Although most of Kurtág’s music has been on the micro-level, and short, listening to this piece it is no surprise that the opera succeeds. The delicacy, the attention to every detail, is everywhere apparent, following and reflecting the text or creating the most rarefied of atmospheres in which every note, every phrase, counts so much. It’s like a tiny miniature, just exploded outwards to last nearly two hours. It’s like Webern, and just as beautiful, but expanded. Two hours it might be, but not one note is wasted.

One of the offshoots of that concentration of the music was the concentration of the audience – one of the quietest Proms audiences I have ever encountered. Even the fairly regular stream of people vacating the premises tended towards silence. Kurtág’s music draws the listener in, compellingly. To interrupt is to interrupt something holy (or perhaps more than that).

Conductor Ryan Wigglesworth has studied Fin de partie with Kurtág, and how it shows. His knowledge of the score was everywhere apparent, his every gesture meaningful. The members of the BBC Scottish Symphony Orchestra, already shown to be on top form this season in a spectacular Beethoven Ninth under Wigglesworth (review here), showed their virtuosity in another way: pin-point accuracy, and total control over their instruments – no easy ask given the predominantly low dynamic and Kurtág’s use of registral extremes.

Kurtág’s Fin de partie at the BBC Proms © Sisi Burn

The opera begins with the only passage in English: the poem Roundelay sung, unforgettably, by Hilary Summers (later, she is situated in the left-hand bin). Victoria Newlyn’s staging makes fine use of the available space, with Hamm to the right, isolated, the perfect space for his ruminations. Frode Olsen is superb as Hamm, the music part of the fabric of his being; he is a born narrator., each word audible, each word perfectly placed. He, like three of the four singers, has been with this opera from the start, a series of six performances at La Scala, Milan, in mid-late November 2018 (Summers and Leonardo Costallazi were there too; the original; Clov was Leigh Melrose, replaced here by Morgan Moody, who recently performed the piece in Dortmund in March and May this year; the original director was Pierre Audi).
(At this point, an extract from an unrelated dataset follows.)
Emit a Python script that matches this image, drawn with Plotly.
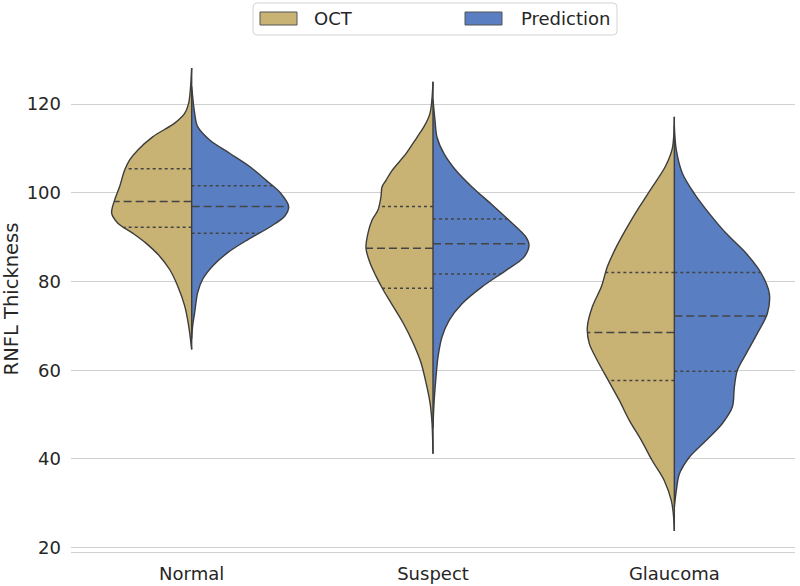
import numpy as np
import plotly.graph_objects as go

CATEGORIES = ["Normal", "Suspect", "Glaucoma"]
SERIES = ["OCT", "Prediction"]
Y_TICKS = [20, 40, 60, 80, 100, 120]

# Violin outlines: RNFL thickness values (top -> bottom)
# and the half-width of the density at that value (pixels at 241.3 px per category).
NORMAL_OCT_Y = [128.1, 120.2, 117.9, 115.7, 112.6, 109.6, 107.4, 105.1, 101.4, 98.4, 95.4, 93.2, 90.9, 88.7, 85.7, 82.7, 79.0, 74.5, 70.0, 64.7]
NORMAL_OCT_W = [0, 3, 7, 17, 39, 54, 62, 67, 72, 77, 80, 74, 59, 46, 32, 22, 14, 7, 3, 0]
NORMAL_PRED_Y = [124.0, 117.9, 114.9, 111.9, 108.9, 105.9, 102.9, 99.9, 96.9, 94.7, 92.4, 89.4, 86.5, 83.5, 80.5, 77.5, 73.0, 70.0, 67.0]
NORMAL_PRED_W = [0, 3, 6, 18, 38, 58, 74, 89, 97, 93, 79, 56, 36, 21, 11, 6, 3, 1, 0]

SUSPECT_OCT_Y = [125.0, 117.9, 114.9, 112.5, 108.8, 105.0, 102.8, 101.3, 99.1, 96.1, 93.8, 90.9, 87.5, 84.2, 81.2, 78.2, 75.2, 70.7, 66.2, 61.7, 57.2, 52.7, 48.2, 41.2]
SUSPECT_OCT_W = [0, 3, 9, 16, 27, 41, 47, 51, 52, 55, 61, 65, 67, 63, 57, 50, 42, 30, 20, 12, 7, 3, 1, 0]
SUSPECT_PRED_Y = [121.0, 116.3, 112.5, 108.8, 105.0, 101.3, 97.5, 93.8, 90.0, 88.2, 85.5, 82.5, 78.8, 75.0, 71.2, 67.5, 63.0, 58.5, 52.5, 47.0]
SUSPECT_PRED_W = [0, 2, 4, 11, 23, 39, 58, 76, 93, 96, 91, 73, 49, 29, 16, 9, 5, 3, 1, 0]

GLAUCOMA_OCT_Y = [117.1, 110.0, 105.9, 101.3, 96.8, 92.3, 87.8, 83.3, 78.8, 74.3, 69.7, 66.0, 62.2, 57.7, 53.2, 48.7, 44.2, 39.6, 35.1, 30.6, 27.6, 23.8]
GLAUCOMA_OCT_W = [0, 2, 9, 22, 35, 47, 58, 67, 73, 82, 87, 85, 77, 66, 55, 45, 33, 22, 10, 3, 1, 0]
GLAUCOMA_PRED_Y = [115.0, 109.6, 104.4, 99.8, 95.3, 90.8, 86.3, 81.8, 77.3, 72.8, 68.3, 63.8, 60.0, 56.2, 51.7, 48.0, 44.2, 40.4, 36.6, 32.9, 29.1]
GLAUCOMA_PRED_W = [0, 2, 8, 20, 35, 52, 72, 87, 95, 93, 83, 72, 63, 60, 58, 48, 32, 15, 5, 2, 0]

# Quartiles (25th, median, 75th)
NORMAL_OCT_Q = [92.2, 98.0, 105.4]
NORMAL_PRED_Q = [90.9, 96.9, 101.6]
SUSPECT_OCT_Q = [78.5, 87.5, 96.9]
SUSPECT_PRED_Q = [81.7, 88.5, 94.1]
GLAUCOMA_OCT_Q = [57.7, 68.5, 82.0]
GLAUCOMA_PRED_Q = [59.8, 72.2, 82.0]

COLORS = {"OCT": "#C9B374", "Prediction": "#5A7EC2"}
OUTLINE = "#3d3d3d"
TEXT = "#262626"
GRID = "#d0d0d0"
W_SCALE = 1 / 241.3
FONT = "DejaVu Sans"

halves = [
    (0, "OCT", NORMAL_OCT_Y, NORMAL_OCT_W, NORMAL_OCT_Q),
    (0, "Prediction", NORMAL_PRED_Y, NORMAL_PRED_W, NORMAL_PRED_Q),
    (1, "OCT", SUSPECT_OCT_Y, SUSPECT_OCT_W, SUSPECT_OCT_Q),
    (1, "Prediction", SUSPECT_PRED_Y, SUSPECT_PRED_W, SUSPECT_PRED_Q),
    (2, "OCT", GLAUCOMA_OCT_Y, GLAUCOMA_OCT_W, GLAUCOMA_OCT_Q),
    (2, "Prediction", GLAUCOMA_PRED_Y, GLAUCOMA_PRED_W, GLAUCOMA_PRED_Q),
]

fig = go.Figure()

for ci, series, ys, ws, qs in halves:
    sign = -1 if series == "OCT" else 1
    ys = np.array(ys, dtype=float)
    ws = np.array(ws, dtype=float) * W_SCALE
    fig.add_trace(go.Scatter(
        x=ci + sign * ws, y=ys, mode="lines",
        line=dict(shape="spline", smoothing=0.9, color=OUTLINE, width=1.4),
        fill="toself", fillcolor=COLORS[series],
        showlegend=False, hoverinfo="skip",
    ))
    # quartile lines
    for k, q in enumerate(qs):
        wq = np.interp(q, ys[::-1], ws[::-1])
        fig.add_trace(go.Scatter(
            x=[ci, ci + sign * wq], y=[q, q], mode="lines",
            line=dict(color="#444444", width=1.5,
                      dash="8px,4px" if k == 1 else "3px,3px"),
            showlegend=False, hoverinfo="skip",
        ))

# center lines spanning both halves
for ci in range(len(CATEGORIES)):
    tops = [max(h[2]) for h in halves if h[0] == ci]
    bots = [min(h[2]) for h in halves if h[0] == ci]
    fig.add_trace(go.Scatter(
        x=[ci, ci], y=[max(tops), min(bots)], mode="lines",
        line=dict(color=OUTLINE, width=1.4),
        showlegend=False, hoverinfo="skip",
    ))

# ---- manual legend (matplotlib-like) ----
L, T, PW, PH = 71, 46, 724, 506


def px(xp):
    return (xp - L) / PW


def py(yp):
    return (T + PH - yp) / PH


x0, x1, y0, y1, r = 253, 617, 3, 35, 4
path = (f"M {px(x0 + r)},{py(y0)} L {px(x1 - r)},{py(y0)} "
        f"Q {px(x1)},{py(y0)} {px(x1)},{py(y0 + r)} L {px(x1)},{py(y1 - r)} "
        f"Q {px(x1)},{py(y1)} {px(x1 - r)},{py(y1)} L {px(x0 + r)},{py(y1)} "
        f"Q {px(x0)},{py(y1)} {px(x0)},{py(y1 - r)} L {px(x0)},{py(y0 + r)} "
        f"Q {px(x0)},{py(y0)} {px(x0 + r)},{py(y0)} Z")
fig.add_shape(type="path", path=path, xref="paper", yref="paper",
              line=dict(color="#d4d4d4", width=1), fillcolor="rgba(255,255,255,0.8)")

for name, sx, tx in [(SERIES[0], 260, 312), (SERIES[1], 465, 519)]:
    fig.add_shape(type="rect", xref="paper", yref="paper",
                  x0=px(sx), x1=px(sx + 37), y0=py(25), y1=py(12),
                  fillcolor=COLORS[name], line=dict(color="#555555", width=1))
    fig.add_annotation(x=px(tx), y=py(18.5), xref="paper", yref="paper",
                       text=name, showarrow=False, xanchor="left", yanchor="middle",
                       font=dict(family=FONT, size=18, color=TEXT))

fig.update_layout(
    width=800, height=586,
    margin=dict(l=L, r=800 - L - PW, t=T, b=586 - T - PH, autoexpand=False),
    plot_bgcolor="white", paper_bgcolor="white",
    font=dict(family=FONT, size=18, color=TEXT),
    showlegend=False,
)
fig.update_xaxes(
    range=[-0.5, 2.5], tickmode="array", tickvals=list(range(len(CATEGORIES))),
    ticktext=CATEGORIES, showgrid=False, zeroline=False, automargin=False,
    showline=True, linecolor=GRID, linewidth=1.3, ticks="",
    ticklabelstandoff=5, tickfont=dict(size=18, color=TEXT),
)
fig.update_yaxes(
    range=[19.04, 133.07], tickmode="array", tickvals=Y_TICKS,
    showgrid=True, gridcolor=GRID, gridwidth=1, zeroline=False, automargin=False,
    showline=False, ticks="", ticklabelstandoff=9,
    tickfont=dict(size=18, color=TEXT),
    title=dict(text="RNFL Thickness", font=dict(size=19.5, color=TEXT), standoff=8),
)

fig.write_html(
    "out.html",
    config={"displayModeBar": False},
    post_script="document.body.style.margin='0';document.body.style.overflow='hidden';",
)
In contrast to the rather more static Hamm, Clov seems terminally unsettled, fussing in the second scene (‘Clov’s Pantomime’). His situation is unsurprising – when, in the tenth scene (‘Vaudeville’), Hamm dismisses Clov, Clov says his master has never spoken directly to him until now, as he is leaving. One aspect of the opera is about how the characters are trapped, whether in dustbins (resulting in the relationship claustrophobia between Nagg and Nell) or in situations. Eventually, Hamm realises he is the only one left playing the ‘Endgame’.

Moody captured Clov’s plight perfectly. Nell and Nagg, contralto Summers and tenor Cortellazzi respectively were faultless, Summers in particular offering moments of sublime vocal beauty. Sometimes those moments were, like Kurtág’s writing, glacial. And yet within that iciness is warmth and humour: warmth in recollection (the touching memories of the Ardennes heard via Nagg and Nell in Scene 3, memorably entitled simply, ‘Bin’) and humour in the earlier sections of ‘Vaudeville’ (and elsewhere, for sure) and perhaps dark humour in the macabre waltz of Hamm’s monologue.

Kurtág can be heard to reference earlier composers. Not just Webern, but Debussy and Stravinsky, perhaps. Touchingly, an open fifth is ‘Márta’s interval’ – Kurtág’s wife (they enjoyed an extraordinarily long marriage) who died in 2019. But Kurtág’s music is his own, without doubt. Hypnotic, compelling, it dares one not to lose attention for just a second – for in that second, one might miss universes.

This has to be one of the most significant Proms for many years. Kurtág’s opera is a masterpiece for the ages. It is intellectually uncompromising and yet tender and moving on a deep emotive level. At the end of nearly two hours with no interval, all I wanted to do was to hear it again, The many years of gestation in Kurtág’s head have clearly paid off (well over 60 years).

Interestingly, even over radio broadcast, shorn of visuals, the piece succeeds brilliantly – I urge readers to listen to head to BBC Sounds urgently.